#### EXERCISE DIRECTIONS:
All lines from the beginning of the listing through the line with "1.4, 1.6, 1.8];" are to be copied word for word; the pictures are not.

#### GIVEN ENTRIES:
———
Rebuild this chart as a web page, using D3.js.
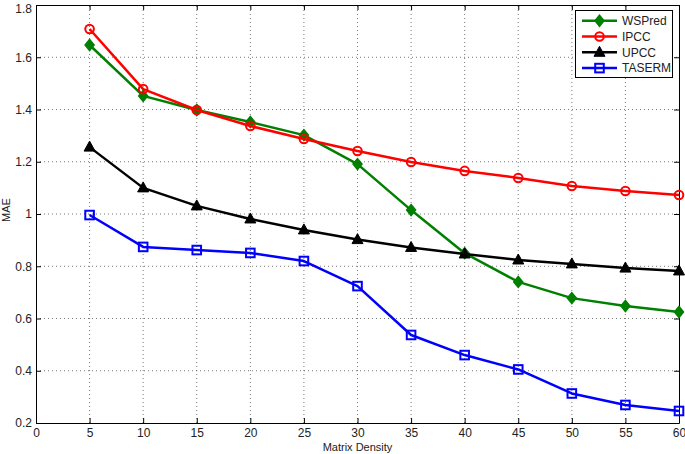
<!DOCTYPE html>
<html>
<head>
<meta charset="utf-8">
<script src="https://cdn.jsdelivr.net/npm/d3@7"></script>
<style>
  body { margin: 0; background: #fff; }
  text { font-family: "Liberation Sans", Arial, sans-serif; }
</style>
</head>
<body>
<script>
const width = 685, height = 454;

const density = [5, 10, 15, 20, 25, 30, 35, 40, 45, 50, 55, 60];
const wspred = [1.647, 1.452, 1.398, 1.352, 1.302, 1.191, 1.015, 0.850, 0.740, 0.678, 0.648, 0.625];
const ipcc   = [1.708, 1.478, 1.398, 1.337, 1.287, 1.241, 1.199, 1.165, 1.138, 1.107, 1.088, 1.073];
const upcc   = [1.256, 1.100, 1.031, 0.981, 0.939, 0.902, 0.872, 0.847, 0.824, 0.809, 0.793, 0.782];
const taserm = [0.996, 0.874, 0.862, 0.851, 0.820, 0.724, 0.537, 0.460, 0.405, 0.313, 0.269, 0.246];

const xTicks = [0, 5, 10, 15, 20, 25, 30, 35, 40, 45, 50, 55, 60];
const yTicks = [0.2, 0.4, 0.6, 0.8, 1, 1.2, 1.4, 1.6, 1.8];

const series = [
  {name: "WSPred", values: wspred, color: "#008000", marker: "diamond"},
  {name: "IPCC", values: ipcc, color: "#ff0000", marker: "circle"},
  {name: "UPCC", values: upcc, color: "#000000", marker: "triangle"},
  {name: "TASERM", values: taserm, color: "#0000ff", marker: "square"}
];

const margin = {left: 36, right: 6, top: 5, bottom: 31};

const svg = d3.select("body").append("svg")
    .attr("width", width)
    .attr("height", height);

const x = d3.scaleLinear().domain([0, 60]).range([margin.left, width - margin.right]);
const y = d3.scaleLinear().domain([0.2, 1.8]).range([height - margin.bottom, margin.top]);

// grid
const grid = svg.append("g").attr("stroke", "#555").attr("stroke-width", 0.8)
    .attr("stroke-dasharray", "1,3");
grid.selectAll("line.gx").data(xTicks.slice(1, -1)).enter().append("line")
    .attr("x1", d => x(d)).attr("x2", d => x(d))
    .attr("y1", y(0.2)).attr("y2", y(1.8));
grid.selectAll("line.gy").data(yTicks.slice(1, -1)).enter().append("line")
    .attr("y1", d => y(d)).attr("y2", d => y(d))
    .attr("x1", x(0)).attr("x2", x(60));

// axes with inward ticks
const fmt = d => d3.format("")(+d.toFixed(1));
const axB = svg.append("g").attr("transform", `translate(0,${y(0.2)})`)
    .call(d3.axisBottom(x).tickValues(xTicks).tickSizeInner(-5).tickSizeOuter(0).tickPadding(5));
const axT = svg.append("g").attr("transform", `translate(0,${y(1.8)})`)
    .call(d3.axisTop(x).tickValues(xTicks).tickSizeInner(-5).tickSizeOuter(0).tickFormat(""));
const axL = svg.append("g").attr("transform", `translate(${x(0)},0)`)
    .call(d3.axisLeft(y).tickValues(yTicks).tickSizeInner(-5).tickSizeOuter(0).tickPadding(4).tickFormat(fmt));
const axR = svg.append("g").attr("transform", `translate(${x(60)},0)`)
    .call(d3.axisRight(y).tickValues(yTicks).tickSizeInner(-5).tickSizeOuter(0).tickFormat(""));
[axB, axT, axL, axR].forEach(a => {
  a.select(".domain").attr("stroke", "#000").attr("stroke-width", 1);
  a.selectAll(".tick line").attr("stroke", "#000");
  a.selectAll("text").attr("font-size", 12).attr("fill", "#222")
    .style("font-family", "'Liberation Sans', Arial, sans-serif");
});
// keep the top label inside the page
axL.selectAll(".tick text").filter(d => d === 1.8).attr("dy", "0.62em");

// lines
const line = d3.line().x((d, i) => x(density[i])).y(d => y(d));

function drawMarker(g, type, color) {
  if (type === "circle") {
    g.append("circle").attr("r", 4.3).attr("fill", "none").attr("stroke", color).attr("stroke-width", 2);
  } else if (type === "square") {
    g.append("rect").attr("x", -4.3).attr("y", -4.3).attr("width", 8.6).attr("height", 8.6)
      .attr("fill", "none").attr("stroke", color).attr("stroke-width", 2);
  } else if (type === "diamond") {
    g.append("path").attr("d", "M0,-5.5L4.5,0L0,5.5L-4.5,0Z")
      .attr("fill", color).attr("stroke", color).attr("stroke-width", 1.5);
  } else if (type === "triangle") {
    g.append("path").attr("d", "M0,-6L5.5,4L-5.5,4Z")
      .attr("fill", color).attr("stroke", color).attr("stroke-width", 1);
  }
}

series.forEach(s => {
  svg.append("path").datum(s.values)
    .attr("fill", "none").attr("stroke", s.color).attr("stroke-width", 2.5)
    .attr("stroke-linejoin", "round")
    .attr("d", line);
  s.values.forEach((v, i) => {
    const g = svg.append("g").attr("transform", `translate(${x(density[i])},${y(v)})`);
    drawMarker(g, s.marker, s.color);
  });
});

// legend
const leg = svg.append("g");
leg.append("rect").attr("x", 575.5).attr("y", 10.5).attr("width", 97).attr("height", 67)
  .attr("fill", "#fff").attr("stroke", "#000").attr("stroke-width", 1);
series.forEach((s, i) => {
  const ly = 20.7 + i * 15.8;
  leg.append("line").attr("x1", 582).attr("x2", 617).attr("y1", ly).attr("y2", ly)
    .attr("stroke", s.color).attr("stroke-width", 2.5);
  const g = leg.append("g").attr("transform", `translate(599.5,${ly})`);
  drawMarker(g, s.marker, s.color);
  leg.append("text").attr("x", 622).attr("y", ly).attr("dy", "0.35em")
    .attr("font-size", 12).attr("fill", "#222").text(s.name);
});

// axis titles
svg.append("text").attr("x", (x(0) + x(60)) / 2).attr("y", 451)
  .attr("text-anchor", "middle").attr("font-size", 11).attr("fill", "#222").text("Matrix Density");
svg.append("text").attr("transform", `translate(6,210) rotate(-90)`)
  .attr("text-anchor", "middle").attr("dy", "0.35em").attr("font-size", 11).attr("fill", "#222").text("MAE");
</script>
</body>
</html>
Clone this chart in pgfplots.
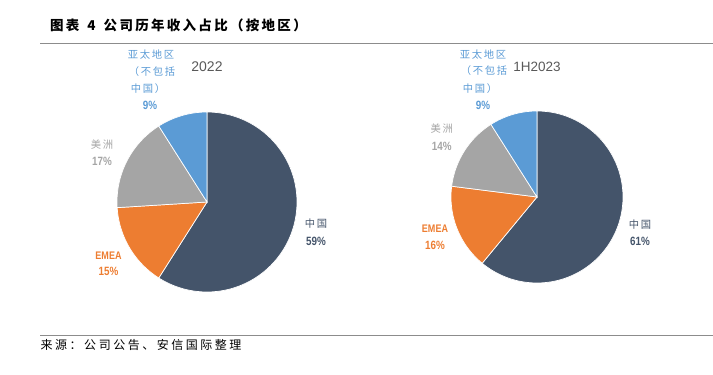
\documentclass[border=0pt]{standalone}
\usepackage{fontspec}
\usepackage{pgfplots}
\pgfplotsset{compat=1.18}
\setmainfont{Liberation Sans}
\newfontfamily\cjk{Noto Sans CJK SC}[LetterSpace=16]
\newfontfamily\cjkt{Noto Sans CJK SC}[LetterSpace=17]
\newfontfamily\cjks{Noto Sans CJK SC}[LetterSpace=21]
\newfontfamily\narrow{Liberation Sans}[FakeStretch=0.82]
\definecolor{cn}{HTML}{44546A}
\definecolor{em}{HTML}{ED7D31}
\definecolor{am}{HTML}{A5A5A5}
\definecolor{ap}{HTML}{5B9BD5}
\definecolor{rulec}{HTML}{8C8C8C}
\definecolor{ttl}{HTML}{595959}
% \slice{cx}{cy}{r}{cumulative share before}{share}{colour}
\newcommand\slice[6]{%
  \addplot[fill=#6, draw=white, line width=0.7pt, domain={90-3.6*(#4+#5)}:{90-3.6*(#4)}, samples=100, variable=\t]
    ({#1+#3*cos(\t)},{#2+#3*sin(\t)}) -- (axis cs:#1,#2) -- cycle;}
\newcommand\lab[5]{% x y colour text font
  \node[inner sep=0, text=#3, font=#5] at (axis cs:#1,#2) {#4};}
\newcommand\cjkf{\cjk\fontsize{10.3}{12}\selectfont}
\newcommand\pctf{\narrow\bfseries\fontsize{12}{14}\selectfont}
\newcommand\emf{\narrow\bfseries\fontsize{11}{13}\selectfont}
\begin{document}
\begin{tikzpicture}
\useasboundingbox (0,0) rectangle (713pt,375pt);
\begin{axis}[at={(0,0)}, anchor=south west, scale only axis, width=713pt, height=375pt,
  xmin=0, xmax=713, ymin=0, ymax=375, hide axis, clip=false]
% 2022: China 59, EMEA 15, Americas 17, APAC ex-China 9
\slice{207}{173}{90}{0}{59}{cn}
\slice{207}{173}{90}{59}{15}{em}
\slice{207}{173}{90}{59+15}{17}{am}
\slice{207}{173}{90}{59+15+17}{9}{ap}
% 1H2023: China 61, EMEA 16, Americas 14, APAC ex-China 9
\slice{537}{178}{86}{0}{61}{cn}
\slice{537}{178}{86}{61}{16}{em}
\slice{537}{178}{86}{61+16}{14}{am}
\slice{537}{178}{86}{61+16+14}{9}{ap}

% rules
\draw[rulec, line width=1.5pt] (axis cs:40,331.7) -- (axis cs:713,331.7);
\draw[rulec, line width=1.5pt] (axis cs:40,39.3) -- (axis cs:713,39.3);
% title & source
\node[anchor=west, inner sep=0, font=\cjkt\bfseries\fontsize{13.5}{15}\selectfont] at (axis cs:50,349.5)
  {图表\hspace{8pt}4\hspace{8pt}公司历年收入占比（按地区）};
\node[anchor=west, inner sep=0, font=\cjks\fontsize{12}{14}\selectfont] at (axis cs:40.5,30)
  {来源：公司公告、安信国际整理};
% chart titles
\lab{207}{308.3}{ttl}{2022}{\fontsize{14}{16}\selectfont}
\lab{537}{308.3}{ttl}{1H2023}{\fontsize{13.5}{16}\selectfont}
% labels pie 1
\lab{151}{320}{ap}{亚太地区}{\cjkf}
\lab{152}{303}{ap}{（不包括}{\cjkf}
\lab{148}{286}{ap}{中国）}{\cjkf}
\lab{150}{270}{ap}{9\%}{\pctf}
\lab{102}{230}{am}{美洲}{\cjkf}
\lab{102}{213.3}{am}{17\%}{\pctf}
\lab{108.5}{119}{em}{EMEA}{\emf}
\lab{108.5}{103.3}{em}{15\%}{\pctf}
\lab{316}{151}{cn}{中国}{\cjkf}
\lab{316}{133.3}{cn}{59\%}{\pctf}
% labels pie 2
\lab{483}{320}{ap}{亚太地区}{\cjkf}
\lab{484}{304}{ap}{（不包括}{\cjkf}
\lab{480}{286}{ap}{中国）}{\cjkf}
\lab{483}{270}{ap}{9\%}{\pctf}
\lab{441.7}{246}{am}{美洲}{\cjkf}
\lab{441.7}{229}{am}{14\%}{\pctf}
\lab{435}{146}{em}{EMEA}{\emf}
\lab{435}{130}{em}{16\%}{\pctf}
\lab{640}{150}{cn}{中国}{\cjkf}
\lab{640}{133.3}{cn}{61\%}{\pctf}
\end{axis}
\end{tikzpicture}
\end{document}
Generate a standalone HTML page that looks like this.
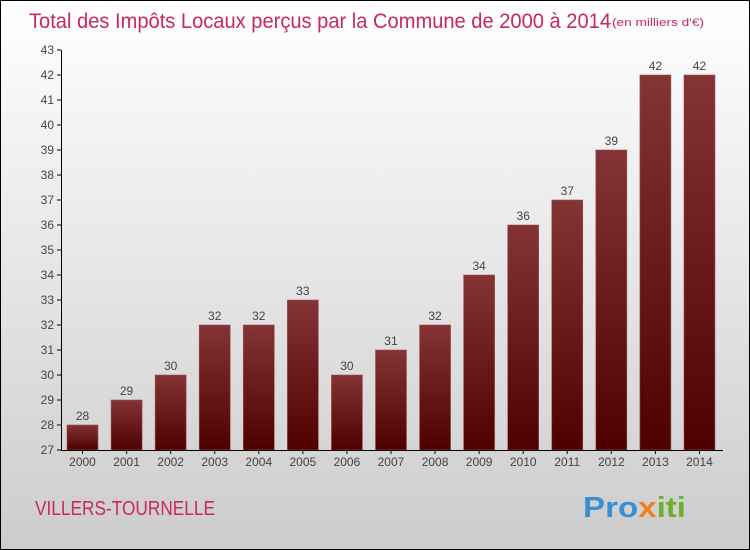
<!DOCTYPE html>
<html><head><meta charset="utf-8"><style>
body{margin:0}
#c{width:748px;height:548px;border:1px solid #000;background:linear-gradient(#fff,#ccc);position:relative;font-family:"Liberation Sans",sans-serif;overflow:hidden}
</style></head><body>
<div id="c">
<svg id="s" width="748" height="548" style="position:absolute;left:0;top:0">
<defs><linearGradient id="g" x1="0" y1="0" x2="0" y2="1"><stop offset="0" stop-color="#853436"/><stop offset="1" stop-color="#4e0000"/></linearGradient></defs>
<text x="28" y="27" font-size="21" fill="#c8295a" textLength="582" lengthAdjust="spacingAndGlyphs">Total des Impôts Locaux perçus par la Commune de 2000 à 2014</text>
<text x="611" y="25" font-size="11" fill="#c8295a" textLength="92" lengthAdjust="spacingAndGlyphs">(en milliers d'€)</text>
<text x="34" y="514" font-size="20" fill="#c8295a" textLength="180" lengthAdjust="spacingAndGlyphs">VILLERS-TOURNELLE</text>
<text x="582" y="516" font-size="29" font-weight="bold" fill="#3a8fd0" textLength="103" lengthAdjust="spacingAndGlyphs">Pro<tspan fill="#f08020">x</tspan><tspan fill="#6cb030">iti</tspan></text>
</svg>
</div>
<script>
const years=["2000","2001","2002","2003","2004","2005","2006","2007","2008","2009","2010","2011","2012","2013","2014"];
const values=[28,29,30,32,32,33,30,31,32,34,36,37,39,42,42];
const yTicks=[27,28,29,30,31,32,33,34,35,36,37,38,39,40,41,42,43];
const s=document.getElementById('s'),NS='http://www.w3.org/2000/svg';
const y=v=>449-(v-27)*25, x=i=>66+i*44.07;
function mk(t,a,txt){const e=document.createElementNS(NS,t);for(const k in a)e.setAttribute(k,a[k]);if(txt!=null)e.textContent=txt;s.appendChild(e);return e;}
yTicks.forEach(v=>{
 const l=mk('line',{x1:56,x2:60,y1:y(v),y2:y(v),stroke:'#000'});
 
 
 const t=mk('text',{x:53,y:y(v)+4,'font-size':12,fill:'#444','text-anchor':'end'},v);
 
 
});
values.forEach((v,i)=>{
 const r=mk('rect',{x:x(i),y:y(v),width:31,height:y(27)-y(v),fill:'url(#g)',stroke:'#a05050','stroke-width':0.6});
 
 
 const t=mk('text',{x:x(i)+15.5,y:y(v)-5,'font-size':12,fill:'#444','text-anchor':'middle'},v);
 
 
 const k=mk('line',{x1:x(i)+15.5,x2:x(i)+15.5,y1:449,y2:453,stroke:'#000'});
 
 
 const xl=mk('text',{x:x(i)+15.5,y:465,'font-size':12,fill:'#444','text-anchor':'middle'},years[i]);
 
 
});
const ya=mk('line',{x1:60.5,x2:60.5,y1:y(43),y2:450,stroke:'#000'});


const xa=mk('line',{x1:60,x2:722,y1:449.5,y2:449.5,stroke:'#000'});


</script>
</body></html>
———
#### RESULT:
Rebuild this chart as a web page, using D3.js.
<!DOCTYPE html>
<html>
<head>
<meta charset="utf-8">
<script src="https://cdn.jsdelivr.net/npm/d3@7"></script>
<style>
  body { margin: 0; background: #fff; }
  text { font-family: "Liberation Sans", Arial, sans-serif; }
</style>
</head>
<body>
<script>
const width = 685, height = 454;

const density = [5, 10, 15, 20, 25, 30, 35, 40, 45, 50, 55, 60];
const wspred = [1.647, 1.452, 1.398, 1.352, 1.302, 1.191, 1.015, 0.850, 0.740, 0.678, 0.648, 0.625];
const ipcc   = [1.708, 1.478, 1.398, 1.337, 1.287, 1.241, 1.199, 1.165, 1.138, 1.107, 1.088, 1.073];
const upcc   = [1.256, 1.100, 1.031, 0.981, 0.939, 0.902, 0.872, 0.847, 0.824, 0.809, 0.793, 0.782];
const taserm = [0.996, 0.874, 0.862, 0.851, 0.820, 0.724, 0.537, 0.460, 0.405, 0.313, 0.269, 0.246];

const xTicks = [0, 5, 10, 15, 20, 25, 30, 35, 40, 45, 50, 55, 60];
const yTicks = [0.2, 0.4, 0.6, 0.8, 1, 1.2, 1.4, 1.6, 1.8];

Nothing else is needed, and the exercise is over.